• **Task**:
Your task is to output the listing word for word, with pictures excluded.

• **Provided data**:
====================

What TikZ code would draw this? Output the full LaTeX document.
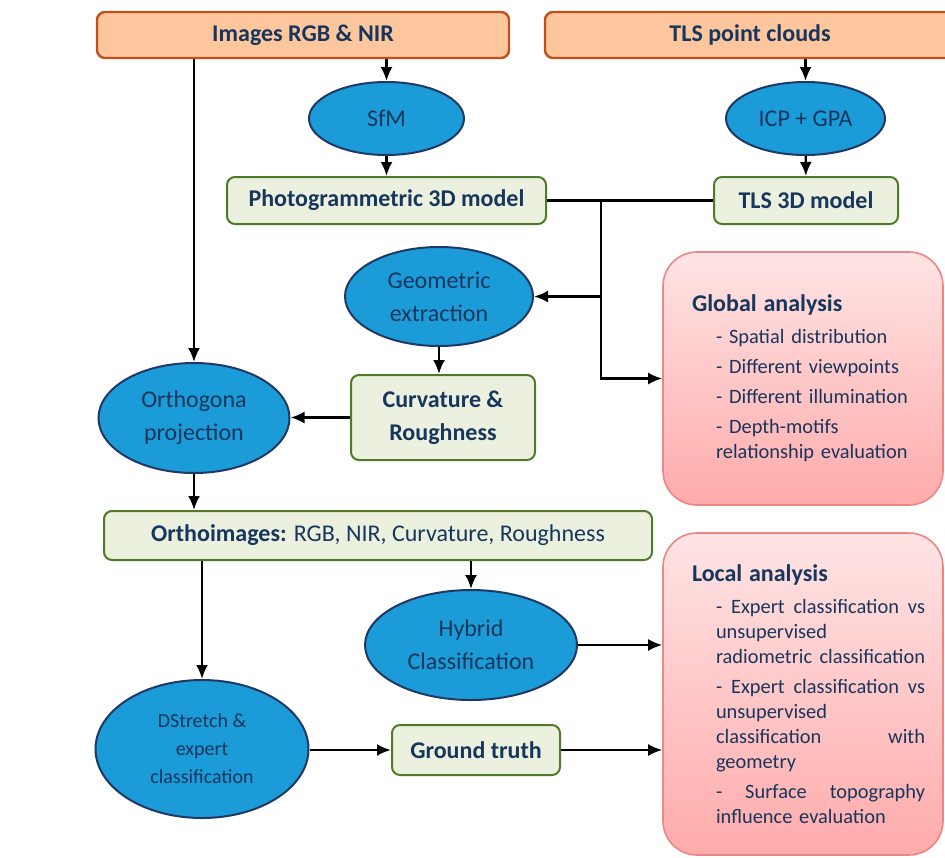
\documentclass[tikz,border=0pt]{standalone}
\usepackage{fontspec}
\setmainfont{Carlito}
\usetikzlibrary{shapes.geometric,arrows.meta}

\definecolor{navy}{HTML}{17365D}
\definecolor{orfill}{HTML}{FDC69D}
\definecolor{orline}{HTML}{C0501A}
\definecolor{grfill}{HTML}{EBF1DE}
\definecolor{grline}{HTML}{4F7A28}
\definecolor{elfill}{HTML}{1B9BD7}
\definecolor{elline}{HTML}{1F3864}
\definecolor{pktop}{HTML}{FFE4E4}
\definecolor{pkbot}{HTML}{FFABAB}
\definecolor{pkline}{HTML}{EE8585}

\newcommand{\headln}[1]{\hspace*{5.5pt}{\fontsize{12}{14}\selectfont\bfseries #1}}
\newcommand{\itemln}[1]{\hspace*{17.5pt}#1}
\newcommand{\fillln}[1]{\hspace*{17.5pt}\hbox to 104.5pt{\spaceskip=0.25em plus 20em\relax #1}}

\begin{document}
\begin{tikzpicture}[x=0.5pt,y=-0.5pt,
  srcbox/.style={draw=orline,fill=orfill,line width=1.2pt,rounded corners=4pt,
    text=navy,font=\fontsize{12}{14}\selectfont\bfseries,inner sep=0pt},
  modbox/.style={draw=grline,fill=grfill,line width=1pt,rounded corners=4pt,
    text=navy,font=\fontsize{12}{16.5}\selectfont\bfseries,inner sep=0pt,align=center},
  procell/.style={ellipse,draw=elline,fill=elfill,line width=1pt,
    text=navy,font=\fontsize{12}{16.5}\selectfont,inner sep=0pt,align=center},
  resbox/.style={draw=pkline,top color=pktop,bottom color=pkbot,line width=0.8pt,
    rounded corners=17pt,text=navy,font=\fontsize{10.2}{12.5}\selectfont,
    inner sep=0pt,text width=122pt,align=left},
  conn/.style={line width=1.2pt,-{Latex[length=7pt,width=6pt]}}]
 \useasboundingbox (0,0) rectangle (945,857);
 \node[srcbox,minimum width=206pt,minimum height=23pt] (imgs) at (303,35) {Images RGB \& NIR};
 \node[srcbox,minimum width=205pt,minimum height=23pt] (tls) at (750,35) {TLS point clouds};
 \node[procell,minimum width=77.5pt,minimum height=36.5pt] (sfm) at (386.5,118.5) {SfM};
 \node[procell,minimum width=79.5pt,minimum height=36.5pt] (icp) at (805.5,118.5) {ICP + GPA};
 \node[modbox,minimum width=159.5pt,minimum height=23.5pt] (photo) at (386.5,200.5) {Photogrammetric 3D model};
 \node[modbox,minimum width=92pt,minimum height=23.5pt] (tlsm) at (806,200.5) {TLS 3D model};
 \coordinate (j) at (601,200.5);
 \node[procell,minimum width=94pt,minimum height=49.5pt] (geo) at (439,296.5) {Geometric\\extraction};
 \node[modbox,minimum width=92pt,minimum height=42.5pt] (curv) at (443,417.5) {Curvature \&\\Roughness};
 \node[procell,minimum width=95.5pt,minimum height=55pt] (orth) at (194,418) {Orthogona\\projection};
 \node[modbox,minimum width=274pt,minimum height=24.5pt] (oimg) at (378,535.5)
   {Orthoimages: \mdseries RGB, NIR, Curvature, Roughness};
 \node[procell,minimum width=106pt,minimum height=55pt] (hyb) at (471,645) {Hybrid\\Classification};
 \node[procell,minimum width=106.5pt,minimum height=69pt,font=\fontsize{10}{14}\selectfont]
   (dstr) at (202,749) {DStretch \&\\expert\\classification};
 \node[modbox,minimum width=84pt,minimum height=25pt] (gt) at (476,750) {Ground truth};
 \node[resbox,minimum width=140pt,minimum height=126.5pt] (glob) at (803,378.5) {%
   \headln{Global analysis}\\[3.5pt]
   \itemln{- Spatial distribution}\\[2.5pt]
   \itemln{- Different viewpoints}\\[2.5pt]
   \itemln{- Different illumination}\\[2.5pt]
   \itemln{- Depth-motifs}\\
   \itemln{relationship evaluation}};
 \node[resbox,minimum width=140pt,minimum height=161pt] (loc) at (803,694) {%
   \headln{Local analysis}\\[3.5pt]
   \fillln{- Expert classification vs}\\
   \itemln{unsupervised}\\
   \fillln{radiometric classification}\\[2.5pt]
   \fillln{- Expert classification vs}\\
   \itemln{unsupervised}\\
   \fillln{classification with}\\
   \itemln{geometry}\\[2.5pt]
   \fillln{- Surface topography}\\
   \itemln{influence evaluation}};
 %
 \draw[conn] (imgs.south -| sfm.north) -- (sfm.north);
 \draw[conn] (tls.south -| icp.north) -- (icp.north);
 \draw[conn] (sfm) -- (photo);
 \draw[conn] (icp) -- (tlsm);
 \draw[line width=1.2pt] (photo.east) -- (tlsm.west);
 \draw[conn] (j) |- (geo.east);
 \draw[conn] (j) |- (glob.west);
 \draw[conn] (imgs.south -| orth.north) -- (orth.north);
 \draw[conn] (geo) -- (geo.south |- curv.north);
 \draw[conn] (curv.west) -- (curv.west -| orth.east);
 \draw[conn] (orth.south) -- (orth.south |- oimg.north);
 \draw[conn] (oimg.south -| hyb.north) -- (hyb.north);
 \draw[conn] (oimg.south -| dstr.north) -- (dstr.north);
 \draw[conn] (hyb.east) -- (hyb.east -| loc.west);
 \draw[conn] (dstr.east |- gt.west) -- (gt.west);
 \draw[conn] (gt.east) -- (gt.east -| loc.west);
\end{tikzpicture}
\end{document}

====================

• **Output**:
What TikZ code would draw this? Output the full LaTeX document.
\documentclass[tikz,border=0pt]{standalone}
\usepackage{fontspec}
\setmainfont{Carlito}
\usetikzlibrary{shapes.geometric,arrows.meta}

\definecolor{navy}{HTML}{17365D}
\definecolor{orfill}{HTML}{FDC69D}
\definecolor{orline}{HTML}{C0501A}
\definecolor{grfill}{HTML}{EBF1DE}
\definecolor{grline}{HTML}{4F7A28}
\definecolor{elfill}{HTML}{1B9BD7}
\definecolor{elline}{HTML}{1F3864}
\definecolor{pktop}{HTML}{FFE4E4}
\definecolor{pkbot}{HTML}{FFABAB}
\definecolor{pkline}{HTML}{EE8585}

\newcommand{\headln}[1]{\hspace*{5.5pt}{\fontsize{12}{14}\selectfont\bfseries #1}}
\newcommand{\itemln}[1]{\hspace*{17.5pt}#1}
\newcommand{\fillln}[1]{\hspace*{17.5pt}\hbox to 104.5pt{\spaceskip=0.25em plus 20em\relax #1}}

\begin{document}
\begin{tikzpicture}[x=0.5pt,y=-0.5pt,
  srcbox/.style={draw=orline,fill=orfill,line width=1.2pt,rounded corners=4pt,
    text=navy,font=\fontsize{12}{14}\selectfont\bfseries,inner sep=0pt},
  modbox/.style={draw=grline,fill=grfill,line width=1pt,rounded corners=4pt,
    text=navy,font=\fontsize{12}{16.5}\selectfont\bfseries,inner sep=0pt,align=center},
  procell/.style={ellipse,draw=elline,fill=elfill,line width=1pt,
    text=navy,font=\fontsize{12}{16.5}\selectfont,inner sep=0pt,align=center},
  resbox/.style={draw=pkline,top color=pktop,bottom color=pkbot,line width=0.8pt,
    rounded corners=17pt,text=navy,font=\fontsize{10.2}{12.5}\selectfont,
    inner sep=0pt,text width=122pt,align=left},
  conn/.style={line width=1.2pt,-{Latex[length=7pt,width=6pt]}}]
 \useasboundingbox (0,0) rectangle (945,857);
 \node[srcbox,minimum width=206pt,minimum height=23pt] (imgs) at (303,35) {Images RGB \& NIR};
 \node[srcbox,minimum width=205pt,minimum height=23pt] (tls) at (750,35) {TLS point clouds};
 \node[procell,minimum width=77.5pt,minimum height=36.5pt] (sfm) at (386.5,118.5) {SfM};
 \node[procell,minimum width=79.5pt,minimum height=36.5pt] (icp) at (805.5,118.5) {ICP + GPA};
 \node[modbox,minimum width=159.5pt,minimum height=23.5pt] (photo) at (386.5,200.5) {Photogrammetric 3D model};
 \node[modbox,minimum width=92pt,minimum height=23.5pt] (tlsm) at (806,200.5) {TLS 3D model};
 \coordinate (j) at (601,200.5);
 \node[procell,minimum width=94pt,minimum height=49.5pt] (geo) at (439,296.5) {Geometric\\extraction};
 \node[modbox,minimum width=92pt,minimum height=42.5pt] (curv) at (443,417.5) {Curvature \&\\Roughness};
 \node[procell,minimum width=95.5pt,minimum height=55pt] (orth) at (194,418) {Orthogona\\projection};
 \node[modbox,minimum width=274pt,minimum height=24.5pt] (oimg) at (378,535.5)
   {Orthoimages: \mdseries RGB, NIR, Curvature, Roughness};
 \node[procell,minimum width=106pt,minimum height=55pt] (hyb) at (471,645) {Hybrid\\Classification};
 \node[procell,minimum width=106.5pt,minimum height=69pt,font=\fontsize{10}{14}\selectfont]
   (dstr) at (202,749) {DStretch \&\\expert\\classification};
 \node[modbox,minimum width=84pt,minimum height=25pt] (gt) at (476,750) {Ground truth};
 \node[resbox,minimum width=140pt,minimum height=126.5pt] (glob) at (803,378.5) {%
   \headln{Global analysis}\\[3.5pt]
   \itemln{- Spatial distribution}\\[2.5pt]
   \itemln{- Different viewpoints}\\[2.5pt]
   \itemln{- Different illumination}\\[2.5pt]
   \itemln{- Depth-motifs}\\
   \itemln{relationship evaluation}};
 \node[resbox,minimum width=140pt,minimum height=161pt] (loc) at (803,694) {%
   \headln{Local analysis}\\[3.5pt]
   \fillln{- Expert classification vs}\\
   \itemln{unsupervised}\\
   \fillln{radiometric classification}\\[2.5pt]
   \fillln{- Expert classification vs}\\
   \itemln{unsupervised}\\
   \fillln{classification with}\\
   \itemln{geometry}\\[2.5pt]
   \fillln{- Surface topography}\\
   \itemln{influence evaluation}};
 %
 \draw[conn] (imgs.south -| sfm.north) -- (sfm.north);
 \draw[conn] (tls.south -| icp.north) -- (icp.north);
 \draw[conn] (sfm) -- (photo);
 \draw[conn] (icp) -- (tlsm);
 \draw[line width=1.2pt] (photo.east) -- (tlsm.west);
 \draw[conn] (j) |- (geo.east);
 \draw[conn] (j) |- (glob.west);
 \draw[conn] (imgs.south -| orth.north) -- (orth.north);
 \draw[conn] (geo) -- (geo.south |- curv.north);
 \draw[conn] (curv.west) -- (curv.west -| orth.east);
 \draw[conn] (orth.south) -- (orth.south |- oimg.north);
 \draw[conn] (oimg.south -| hyb.north) -- (hyb.north);
 \draw[conn] (oimg.south -| dstr.north) -- (dstr.north);
 \draw[conn] (hyb.east) -- (hyb.east -| loc.west);
 \draw[conn] (dstr.east |- gt.west) -- (gt.west);
 \draw[conn] (gt.east) -- (gt.east -| loc.west);
\end{tikzpicture}
\end{document}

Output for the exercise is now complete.